-- RECORD EXCERPTS --

##############################

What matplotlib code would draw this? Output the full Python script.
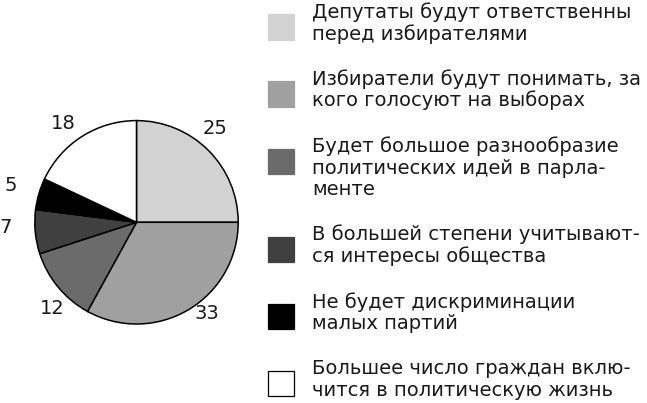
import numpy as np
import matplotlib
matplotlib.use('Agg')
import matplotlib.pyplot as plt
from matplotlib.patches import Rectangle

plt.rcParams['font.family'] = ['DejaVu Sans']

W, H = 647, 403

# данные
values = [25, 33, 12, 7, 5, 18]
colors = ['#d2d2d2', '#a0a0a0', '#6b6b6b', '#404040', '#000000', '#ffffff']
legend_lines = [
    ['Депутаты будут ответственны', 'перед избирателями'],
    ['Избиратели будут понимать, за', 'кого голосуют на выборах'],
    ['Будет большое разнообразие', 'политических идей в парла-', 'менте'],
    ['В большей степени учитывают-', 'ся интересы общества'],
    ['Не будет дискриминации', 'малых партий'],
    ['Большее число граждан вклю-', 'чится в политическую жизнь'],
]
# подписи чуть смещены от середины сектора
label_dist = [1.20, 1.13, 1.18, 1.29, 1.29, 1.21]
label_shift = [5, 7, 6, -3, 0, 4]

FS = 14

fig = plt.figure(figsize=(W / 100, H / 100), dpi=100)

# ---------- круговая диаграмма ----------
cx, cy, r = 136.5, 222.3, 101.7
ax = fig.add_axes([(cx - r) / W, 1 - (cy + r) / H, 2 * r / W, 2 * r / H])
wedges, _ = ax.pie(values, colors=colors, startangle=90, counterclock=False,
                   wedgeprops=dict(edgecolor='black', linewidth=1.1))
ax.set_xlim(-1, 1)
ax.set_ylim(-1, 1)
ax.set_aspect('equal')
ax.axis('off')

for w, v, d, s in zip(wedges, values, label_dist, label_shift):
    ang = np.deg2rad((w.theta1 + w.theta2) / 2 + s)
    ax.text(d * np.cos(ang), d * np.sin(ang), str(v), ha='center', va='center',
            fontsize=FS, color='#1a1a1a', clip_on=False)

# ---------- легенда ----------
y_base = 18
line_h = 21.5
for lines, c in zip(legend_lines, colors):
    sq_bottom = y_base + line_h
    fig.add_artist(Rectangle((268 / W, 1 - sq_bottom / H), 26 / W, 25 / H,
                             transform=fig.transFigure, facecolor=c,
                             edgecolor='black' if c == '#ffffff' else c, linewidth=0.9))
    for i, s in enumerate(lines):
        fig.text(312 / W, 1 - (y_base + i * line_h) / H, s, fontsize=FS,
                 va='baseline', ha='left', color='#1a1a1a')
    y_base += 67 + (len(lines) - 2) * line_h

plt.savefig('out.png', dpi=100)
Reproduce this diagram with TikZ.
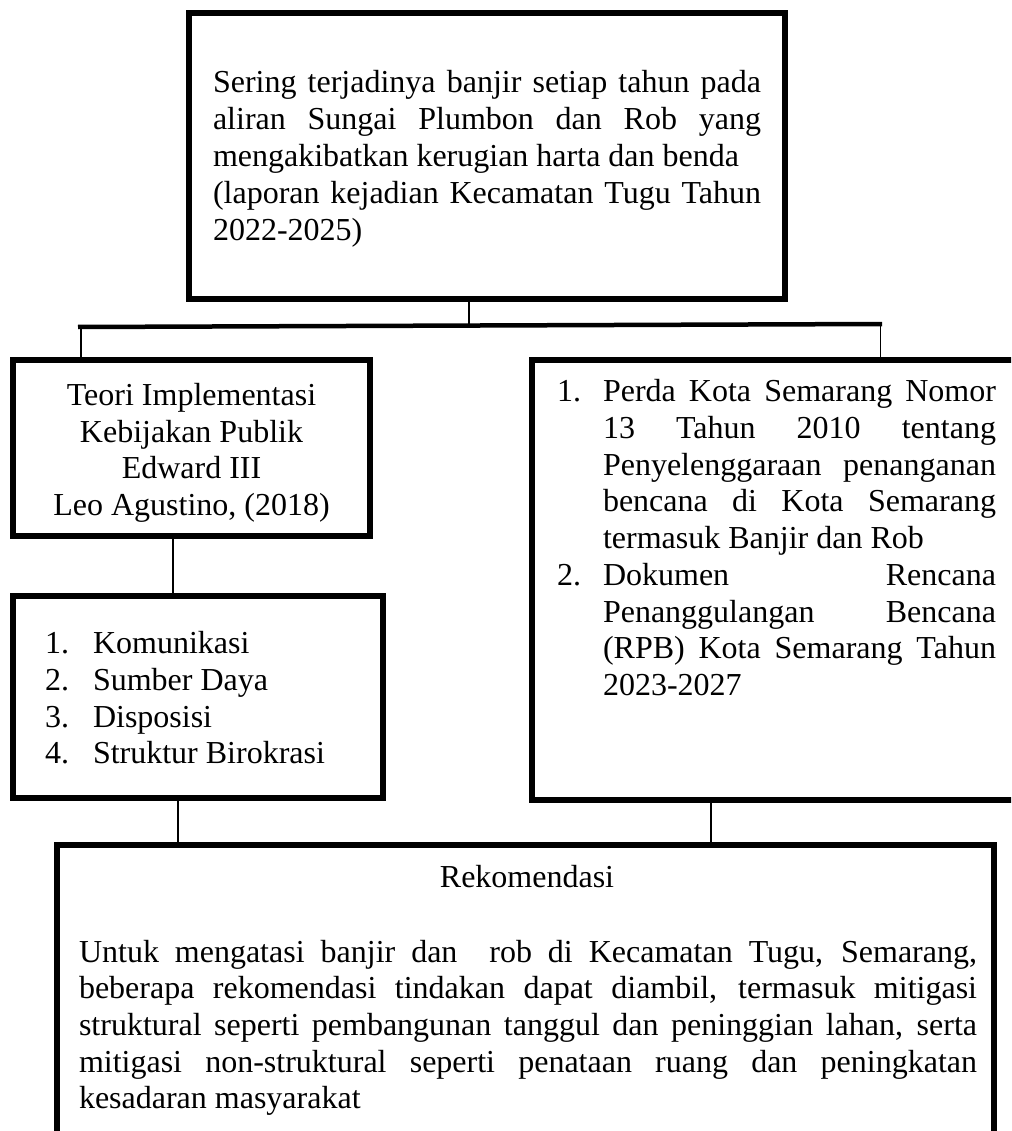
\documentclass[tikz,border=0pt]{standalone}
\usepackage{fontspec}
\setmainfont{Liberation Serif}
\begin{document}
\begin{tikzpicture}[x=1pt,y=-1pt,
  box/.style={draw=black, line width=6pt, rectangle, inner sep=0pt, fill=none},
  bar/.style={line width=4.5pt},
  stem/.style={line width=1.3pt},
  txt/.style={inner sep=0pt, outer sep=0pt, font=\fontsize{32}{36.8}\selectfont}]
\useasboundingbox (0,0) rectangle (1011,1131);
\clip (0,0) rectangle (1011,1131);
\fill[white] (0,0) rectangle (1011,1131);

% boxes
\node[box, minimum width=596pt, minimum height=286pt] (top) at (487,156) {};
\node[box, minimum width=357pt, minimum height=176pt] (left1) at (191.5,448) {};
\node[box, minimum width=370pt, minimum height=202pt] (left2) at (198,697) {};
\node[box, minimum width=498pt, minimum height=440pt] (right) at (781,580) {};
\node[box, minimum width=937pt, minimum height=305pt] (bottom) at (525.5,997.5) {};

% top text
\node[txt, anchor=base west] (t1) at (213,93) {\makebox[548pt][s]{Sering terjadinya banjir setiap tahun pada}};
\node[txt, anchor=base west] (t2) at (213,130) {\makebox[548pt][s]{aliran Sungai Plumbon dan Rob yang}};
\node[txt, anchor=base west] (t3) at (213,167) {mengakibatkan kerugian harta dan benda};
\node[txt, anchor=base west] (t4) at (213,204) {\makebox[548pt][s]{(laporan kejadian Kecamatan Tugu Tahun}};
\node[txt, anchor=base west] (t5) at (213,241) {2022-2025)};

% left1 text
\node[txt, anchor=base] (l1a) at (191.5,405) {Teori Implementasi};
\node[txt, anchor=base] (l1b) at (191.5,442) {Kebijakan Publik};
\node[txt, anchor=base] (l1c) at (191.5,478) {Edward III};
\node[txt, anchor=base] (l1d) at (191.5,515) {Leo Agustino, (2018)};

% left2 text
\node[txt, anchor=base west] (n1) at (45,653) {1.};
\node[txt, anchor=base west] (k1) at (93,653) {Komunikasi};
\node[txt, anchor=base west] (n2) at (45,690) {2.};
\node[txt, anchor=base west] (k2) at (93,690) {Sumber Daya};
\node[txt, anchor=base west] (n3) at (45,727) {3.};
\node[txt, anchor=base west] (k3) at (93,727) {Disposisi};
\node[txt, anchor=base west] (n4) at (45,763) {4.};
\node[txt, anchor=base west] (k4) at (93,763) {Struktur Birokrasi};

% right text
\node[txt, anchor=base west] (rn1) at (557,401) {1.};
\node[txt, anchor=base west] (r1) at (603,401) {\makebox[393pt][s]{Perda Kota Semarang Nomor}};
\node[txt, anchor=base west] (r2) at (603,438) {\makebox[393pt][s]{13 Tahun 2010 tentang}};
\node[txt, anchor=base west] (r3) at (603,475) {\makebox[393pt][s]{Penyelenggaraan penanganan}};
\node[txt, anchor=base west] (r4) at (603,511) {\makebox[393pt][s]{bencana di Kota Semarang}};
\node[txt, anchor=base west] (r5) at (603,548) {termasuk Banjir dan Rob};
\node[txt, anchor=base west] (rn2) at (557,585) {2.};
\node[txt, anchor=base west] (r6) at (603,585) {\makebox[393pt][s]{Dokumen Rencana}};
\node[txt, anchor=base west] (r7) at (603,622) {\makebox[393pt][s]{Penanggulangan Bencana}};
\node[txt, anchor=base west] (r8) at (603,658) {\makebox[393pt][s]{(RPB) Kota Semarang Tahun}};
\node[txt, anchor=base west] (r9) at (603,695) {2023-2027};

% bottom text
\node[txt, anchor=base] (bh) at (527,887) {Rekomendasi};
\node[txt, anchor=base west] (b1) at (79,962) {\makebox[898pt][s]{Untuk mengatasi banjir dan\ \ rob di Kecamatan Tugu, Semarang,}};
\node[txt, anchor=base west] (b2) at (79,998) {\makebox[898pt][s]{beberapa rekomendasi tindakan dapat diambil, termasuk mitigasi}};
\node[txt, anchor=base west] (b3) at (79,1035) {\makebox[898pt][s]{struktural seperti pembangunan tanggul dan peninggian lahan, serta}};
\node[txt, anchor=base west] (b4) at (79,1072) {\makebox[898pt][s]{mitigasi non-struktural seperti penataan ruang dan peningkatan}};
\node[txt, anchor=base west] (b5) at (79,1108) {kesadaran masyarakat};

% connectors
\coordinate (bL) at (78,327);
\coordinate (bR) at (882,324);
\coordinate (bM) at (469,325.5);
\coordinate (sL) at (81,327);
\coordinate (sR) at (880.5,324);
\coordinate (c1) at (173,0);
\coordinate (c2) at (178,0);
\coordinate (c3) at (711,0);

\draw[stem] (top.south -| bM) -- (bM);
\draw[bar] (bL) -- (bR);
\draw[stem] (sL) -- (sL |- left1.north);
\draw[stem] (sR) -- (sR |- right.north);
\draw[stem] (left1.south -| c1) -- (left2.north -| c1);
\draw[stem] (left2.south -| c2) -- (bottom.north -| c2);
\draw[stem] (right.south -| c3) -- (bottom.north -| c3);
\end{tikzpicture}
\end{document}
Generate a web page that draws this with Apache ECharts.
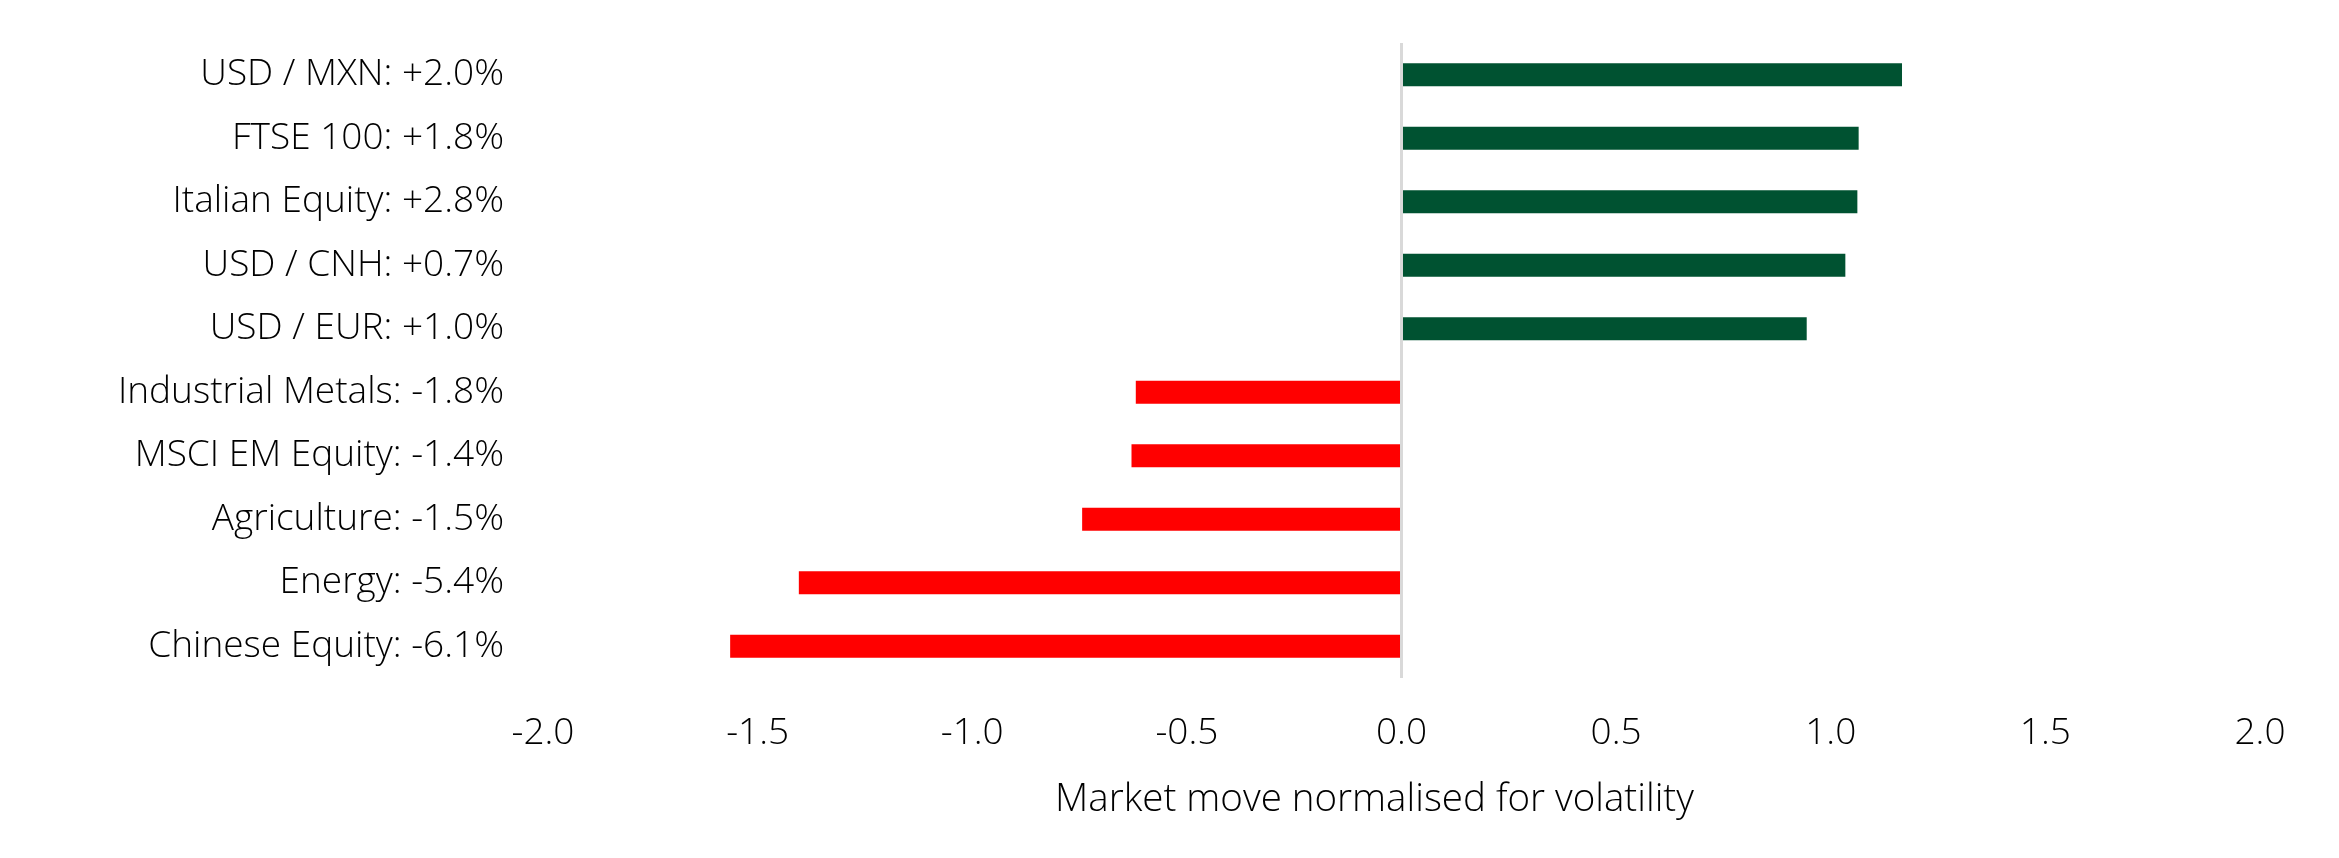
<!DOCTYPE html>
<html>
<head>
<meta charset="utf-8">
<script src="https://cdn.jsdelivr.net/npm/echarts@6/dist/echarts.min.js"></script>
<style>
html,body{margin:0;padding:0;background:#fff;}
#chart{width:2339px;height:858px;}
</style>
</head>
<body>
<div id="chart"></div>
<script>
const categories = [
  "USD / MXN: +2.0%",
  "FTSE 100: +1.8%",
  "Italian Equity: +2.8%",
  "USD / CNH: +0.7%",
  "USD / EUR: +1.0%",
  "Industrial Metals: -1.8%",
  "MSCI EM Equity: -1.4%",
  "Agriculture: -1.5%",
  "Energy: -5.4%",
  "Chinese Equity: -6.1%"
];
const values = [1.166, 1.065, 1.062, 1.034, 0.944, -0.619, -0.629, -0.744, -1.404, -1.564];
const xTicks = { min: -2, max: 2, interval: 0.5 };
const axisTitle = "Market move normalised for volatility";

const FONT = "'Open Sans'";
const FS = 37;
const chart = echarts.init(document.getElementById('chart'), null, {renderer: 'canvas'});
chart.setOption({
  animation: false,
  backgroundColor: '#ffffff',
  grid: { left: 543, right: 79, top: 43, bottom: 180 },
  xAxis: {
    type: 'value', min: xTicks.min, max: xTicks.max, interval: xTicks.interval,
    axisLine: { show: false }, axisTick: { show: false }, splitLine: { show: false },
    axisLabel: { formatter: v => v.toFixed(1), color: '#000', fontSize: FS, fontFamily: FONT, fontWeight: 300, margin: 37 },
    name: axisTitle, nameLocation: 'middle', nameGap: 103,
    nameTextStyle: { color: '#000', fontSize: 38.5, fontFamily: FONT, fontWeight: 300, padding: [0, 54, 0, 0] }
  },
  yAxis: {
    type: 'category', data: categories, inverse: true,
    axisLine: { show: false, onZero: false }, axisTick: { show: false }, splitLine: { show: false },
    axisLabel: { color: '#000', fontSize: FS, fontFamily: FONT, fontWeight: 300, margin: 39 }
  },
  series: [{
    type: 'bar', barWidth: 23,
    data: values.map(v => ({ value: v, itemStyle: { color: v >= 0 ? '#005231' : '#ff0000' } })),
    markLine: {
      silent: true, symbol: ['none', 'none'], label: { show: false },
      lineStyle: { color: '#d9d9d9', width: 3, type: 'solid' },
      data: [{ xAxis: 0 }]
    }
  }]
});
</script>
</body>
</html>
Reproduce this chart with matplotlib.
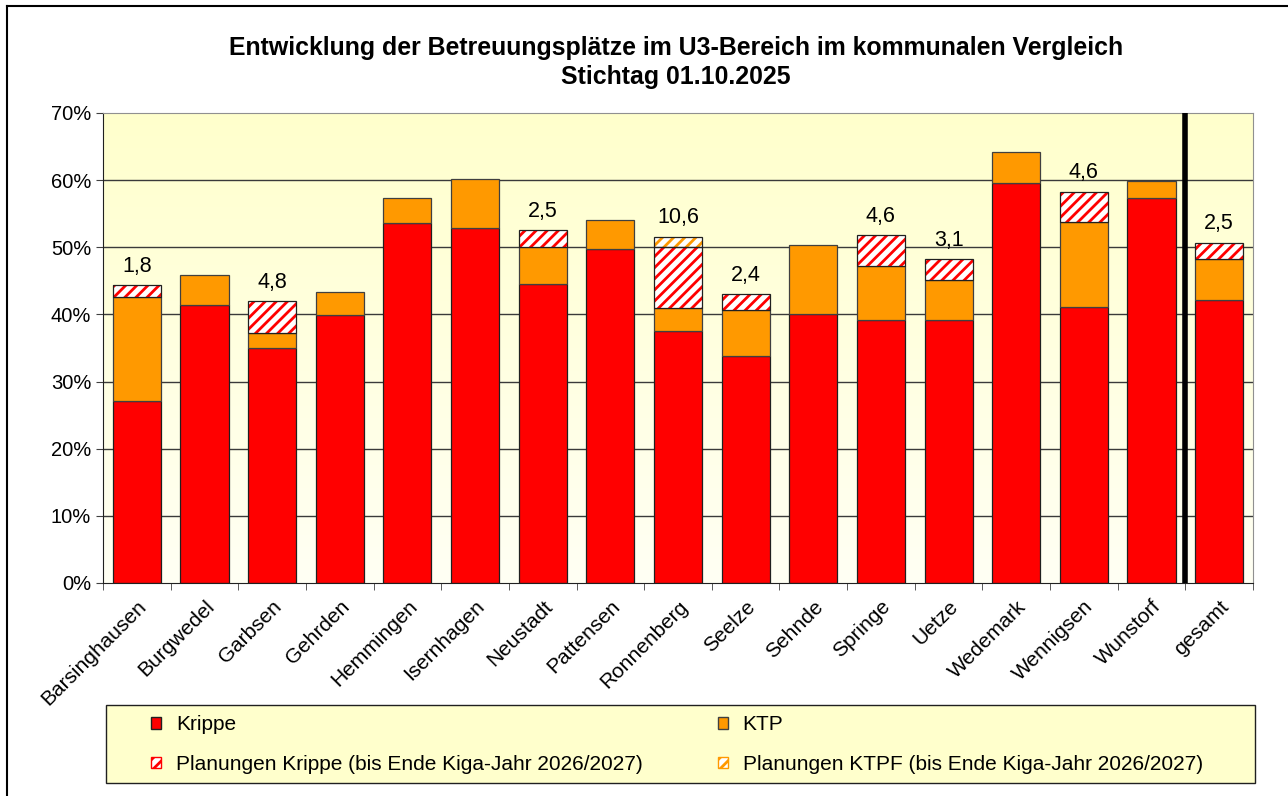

##############################

Every line from the top of the entries through the line that holds "fig = plt.figure(figsize=(W" is to be quoted exactly, please, and nothing else; omit the pictures.

What matplotlib code would draw this? Output the full Python script.
import numpy as np
import matplotlib
matplotlib.use('Agg')
import matplotlib.pyplot as plt
from matplotlib.patches import Rectangle

plt.rcParams['font.family'] = ['DejaVu Sans']

W, H = 647, 403

# данные
values = [25, 33, 12, 7, 5, 18]
colors = ['#d2d2d2', '#a0a0a0', '#6b6b6b', '#404040', '#000000', '#ffffff']
legend_lines = [
    ['Депутаты будут ответственны', 'перед избирателями'],
    ['Избиратели будут понимать, за', 'кого голосуют на выборах'],
    ['Будет большое разнообразие', 'политических идей в парла-', 'менте'],
    ['В большей степени учитывают-', 'ся интересы общества'],
    ['Не будет дискриминации', 'малых партий'],
    ['Большее число граждан вклю-', 'чится в политическую жизнь'],
]
# подписи чуть смещены от середины сектора
label_dist = [1.20, 1.13, 1.18, 1.29, 1.29, 1.21]
label_shift = [5, 7, 6, -3, 0, 4]

FS = 14

fig = plt.figure(figsize=(W / 100, H / 100), dpi=100)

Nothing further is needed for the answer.